Primordialism, for all its faults, had the virtue that once people were sorted into the proper "zoological" groups, with their essential characteristics divined, confident predictions could be made about the preferences, perceptions, and behavior of their members without actually examining or observing them. Constructivists, on the other hand, must somehow probe the multiplicity of identities available to individuals, the range of "identity projects" available within a population or across overlapping or intermingled populations, and the relationship of those identities and projects to changeable sets of preferences and changeable institutional circumstances. The data gathering problems created by the theory are compounded when the researcher's interests are directed toward exotic, logistically inconvenient, or even dangerous field sites.

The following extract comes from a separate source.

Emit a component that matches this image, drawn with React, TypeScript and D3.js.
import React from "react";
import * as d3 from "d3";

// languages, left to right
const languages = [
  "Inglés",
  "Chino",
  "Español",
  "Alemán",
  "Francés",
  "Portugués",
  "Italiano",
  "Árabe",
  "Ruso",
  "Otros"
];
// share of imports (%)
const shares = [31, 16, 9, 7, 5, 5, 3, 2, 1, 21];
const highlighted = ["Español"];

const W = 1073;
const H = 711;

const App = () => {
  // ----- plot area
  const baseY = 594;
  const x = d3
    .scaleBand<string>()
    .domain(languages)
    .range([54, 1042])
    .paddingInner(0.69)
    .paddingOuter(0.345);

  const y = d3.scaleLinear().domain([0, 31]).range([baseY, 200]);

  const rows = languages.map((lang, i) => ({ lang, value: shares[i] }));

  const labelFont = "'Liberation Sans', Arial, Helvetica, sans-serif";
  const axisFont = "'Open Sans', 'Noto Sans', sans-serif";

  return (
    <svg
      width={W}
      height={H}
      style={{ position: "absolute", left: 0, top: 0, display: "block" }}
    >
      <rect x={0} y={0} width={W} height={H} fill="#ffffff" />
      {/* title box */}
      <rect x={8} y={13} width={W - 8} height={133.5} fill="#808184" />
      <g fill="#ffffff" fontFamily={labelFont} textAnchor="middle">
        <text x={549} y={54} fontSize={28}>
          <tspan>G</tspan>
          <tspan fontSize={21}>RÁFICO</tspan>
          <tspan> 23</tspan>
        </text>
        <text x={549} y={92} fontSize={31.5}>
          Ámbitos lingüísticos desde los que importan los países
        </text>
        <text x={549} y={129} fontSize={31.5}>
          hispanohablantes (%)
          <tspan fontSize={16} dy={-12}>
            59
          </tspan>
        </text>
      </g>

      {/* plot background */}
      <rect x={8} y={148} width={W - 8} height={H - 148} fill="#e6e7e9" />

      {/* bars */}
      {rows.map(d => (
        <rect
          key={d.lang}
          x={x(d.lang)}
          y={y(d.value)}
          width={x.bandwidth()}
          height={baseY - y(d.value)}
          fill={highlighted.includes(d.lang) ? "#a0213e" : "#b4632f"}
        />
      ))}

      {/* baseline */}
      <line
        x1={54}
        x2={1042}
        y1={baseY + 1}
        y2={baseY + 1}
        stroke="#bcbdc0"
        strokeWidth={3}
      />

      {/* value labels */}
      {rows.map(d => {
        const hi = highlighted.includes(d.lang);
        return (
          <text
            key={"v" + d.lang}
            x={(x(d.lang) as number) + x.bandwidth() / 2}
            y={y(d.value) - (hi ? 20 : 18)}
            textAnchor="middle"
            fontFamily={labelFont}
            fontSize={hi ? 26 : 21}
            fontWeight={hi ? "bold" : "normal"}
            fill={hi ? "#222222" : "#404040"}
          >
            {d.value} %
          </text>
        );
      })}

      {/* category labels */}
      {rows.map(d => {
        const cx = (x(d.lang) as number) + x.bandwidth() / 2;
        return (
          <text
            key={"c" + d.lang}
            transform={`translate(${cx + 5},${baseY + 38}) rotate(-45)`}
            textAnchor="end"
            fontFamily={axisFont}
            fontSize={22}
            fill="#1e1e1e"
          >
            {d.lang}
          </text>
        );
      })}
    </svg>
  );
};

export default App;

As work done by many intrepid and theoretically sophisticated field researchers shows, it is possible to gather and analyze historical and contemporary data relevant to constructivist images of how people trade, instrumentalize, or contextualize their politically relevant identities. It is even possible to discover or arrange natural experiments to use available data to explore the plausibility of certain basic expectations of the overall constructivist posture. But such enterprises are enormously labor intensive and are difficult to distill or harness for policy-making purposes across a wide range of cases.